▶ Short task
Restate each of the lines given below, word for word.

▶ Data extract
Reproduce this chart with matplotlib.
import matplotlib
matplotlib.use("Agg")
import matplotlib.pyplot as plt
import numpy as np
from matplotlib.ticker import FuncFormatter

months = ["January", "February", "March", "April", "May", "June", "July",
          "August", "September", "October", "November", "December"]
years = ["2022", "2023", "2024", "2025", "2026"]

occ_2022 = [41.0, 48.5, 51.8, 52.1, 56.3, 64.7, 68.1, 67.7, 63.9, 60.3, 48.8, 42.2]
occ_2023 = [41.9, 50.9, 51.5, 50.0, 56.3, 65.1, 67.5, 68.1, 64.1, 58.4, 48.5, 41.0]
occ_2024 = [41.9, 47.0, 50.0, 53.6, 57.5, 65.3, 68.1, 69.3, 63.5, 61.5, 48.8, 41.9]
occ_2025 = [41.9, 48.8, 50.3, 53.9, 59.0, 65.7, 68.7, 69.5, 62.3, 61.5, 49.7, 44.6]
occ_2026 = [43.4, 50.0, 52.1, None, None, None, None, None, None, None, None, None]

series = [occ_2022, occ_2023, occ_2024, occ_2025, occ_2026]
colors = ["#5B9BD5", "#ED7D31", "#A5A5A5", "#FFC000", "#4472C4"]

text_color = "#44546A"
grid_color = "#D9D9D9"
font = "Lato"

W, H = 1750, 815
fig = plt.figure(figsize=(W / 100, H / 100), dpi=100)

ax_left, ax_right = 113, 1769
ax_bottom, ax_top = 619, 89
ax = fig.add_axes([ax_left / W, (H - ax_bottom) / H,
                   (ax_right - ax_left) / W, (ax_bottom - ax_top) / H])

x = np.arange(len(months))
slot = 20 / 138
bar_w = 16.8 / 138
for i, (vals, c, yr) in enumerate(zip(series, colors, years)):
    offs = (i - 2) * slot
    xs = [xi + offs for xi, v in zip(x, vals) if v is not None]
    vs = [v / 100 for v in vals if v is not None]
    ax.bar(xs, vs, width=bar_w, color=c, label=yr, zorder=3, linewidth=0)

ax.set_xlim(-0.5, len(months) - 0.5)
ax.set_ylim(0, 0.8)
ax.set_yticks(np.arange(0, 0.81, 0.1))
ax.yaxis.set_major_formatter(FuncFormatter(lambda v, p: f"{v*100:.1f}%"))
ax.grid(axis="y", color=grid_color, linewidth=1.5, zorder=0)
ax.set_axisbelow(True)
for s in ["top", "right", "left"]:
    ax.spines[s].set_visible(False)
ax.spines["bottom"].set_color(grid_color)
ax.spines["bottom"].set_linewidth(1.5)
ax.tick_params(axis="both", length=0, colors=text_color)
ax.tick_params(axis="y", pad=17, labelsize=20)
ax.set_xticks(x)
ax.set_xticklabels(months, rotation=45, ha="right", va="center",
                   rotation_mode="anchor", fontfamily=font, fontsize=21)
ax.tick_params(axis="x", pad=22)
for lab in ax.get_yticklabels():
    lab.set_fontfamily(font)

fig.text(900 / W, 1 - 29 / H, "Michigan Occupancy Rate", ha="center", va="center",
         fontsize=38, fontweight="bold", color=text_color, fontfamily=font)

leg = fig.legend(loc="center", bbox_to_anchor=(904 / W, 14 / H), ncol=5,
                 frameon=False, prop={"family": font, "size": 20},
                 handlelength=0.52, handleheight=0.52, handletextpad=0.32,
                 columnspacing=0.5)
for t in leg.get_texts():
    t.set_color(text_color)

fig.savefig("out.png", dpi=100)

▶ Full answer
Reproduce this chart with matplotlib.
import matplotlib
matplotlib.use("Agg")
import matplotlib.pyplot as plt
import numpy as np
from matplotlib.ticker import FuncFormatter

months = ["January", "February", "March", "April", "May", "June", "July",
          "August", "September", "October", "November", "December"]
years = ["2022", "2023", "2024", "2025", "2026"]

occ_2022 = [41.0, 48.5, 51.8, 52.1, 56.3, 64.7, 68.1, 67.7, 63.9, 60.3, 48.8, 42.2]
occ_2023 = [41.9, 50.9, 51.5, 50.0, 56.3, 65.1, 67.5, 68.1, 64.1, 58.4, 48.5, 41.0]
occ_2024 = [41.9, 47.0, 50.0, 53.6, 57.5, 65.3, 68.1, 69.3, 63.5, 61.5, 48.8, 41.9]
occ_2025 = [41.9, 48.8, 50.3, 53.9, 59.0, 65.7, 68.7, 69.5, 62.3, 61.5, 49.7, 44.6]
occ_2026 = [43.4, 50.0, 52.1, None, None, None, None, None, None, None, None, None]

series = [occ_2022, occ_2023, occ_2024, occ_2025, occ_2026]
colors = ["#5B9BD5", "#ED7D31", "#A5A5A5", "#FFC000", "#4472C4"]

text_color = "#44546A"
grid_color = "#D9D9D9"
font = "Lato"

W, H = 1750, 815
fig = plt.figure(figsize=(W / 100, H / 100), dpi=100)

ax_left, ax_right = 113, 1769
ax_bottom, ax_top = 619, 89
ax = fig.add_axes([ax_left / W, (H - ax_bottom) / H,
                   (ax_right - ax_left) / W, (ax_bottom - ax_top) / H])

x = np.arange(len(months))
slot = 20 / 138
bar_w = 16.8 / 138
for i, (vals, c, yr) in enumerate(zip(series, colors, years)):
    offs = (i - 2) * slot
    xs = [xi + offs for xi, v in zip(x, vals) if v is not None]
    vs = [v / 100 for v in vals if v is not None]
    ax.bar(xs, vs, width=bar_w, color=c, label=yr, zorder=3, linewidth=0)

ax.set_xlim(-0.5, len(months) - 0.5)
ax.set_ylim(0, 0.8)
ax.set_yticks(np.arange(0, 0.81, 0.1))
ax.yaxis.set_major_formatter(FuncFormatter(lambda v, p: f"{v*100:.1f}%"))
ax.grid(axis="y", color=grid_color, linewidth=1.5, zorder=0)
ax.set_axisbelow(True)
for s in ["top", "right", "left"]:
    ax.spines[s].set_visible(False)
ax.spines["bottom"].set_color(grid_color)
ax.spines["bottom"].set_linewidth(1.5)
ax.tick_params(axis="both", length=0, colors=text_color)
ax.tick_params(axis="y", pad=17, labelsize=20)
ax.set_xticks(x)
ax.set_xticklabels(months, rotation=45, ha="right", va="center",
                   rotation_mode="anchor", fontfamily=font, fontsize=21)
ax.tick_params(axis="x", pad=22)
for lab in ax.get_yticklabels():
    lab.set_fontfamily(font)

fig.text(900 / W, 1 - 29 / H, "Michigan Occupancy Rate", ha="center", va="center",
         fontsize=38, fontweight="bold", color=text_color, fontfamily=font)

leg = fig.legend(loc="center", bbox_to_anchor=(904 / W, 14 / H), ncol=5,
                 frameon=False, prop={"family": font, "size": 20},
                 handlelength=0.52, handleheight=0.52, handletextpad=0.32,
                 columnspacing=0.5)
for t in leg.get_texts():
    t.set_color(text_color)

fig.savefig("out.png", dpi=100)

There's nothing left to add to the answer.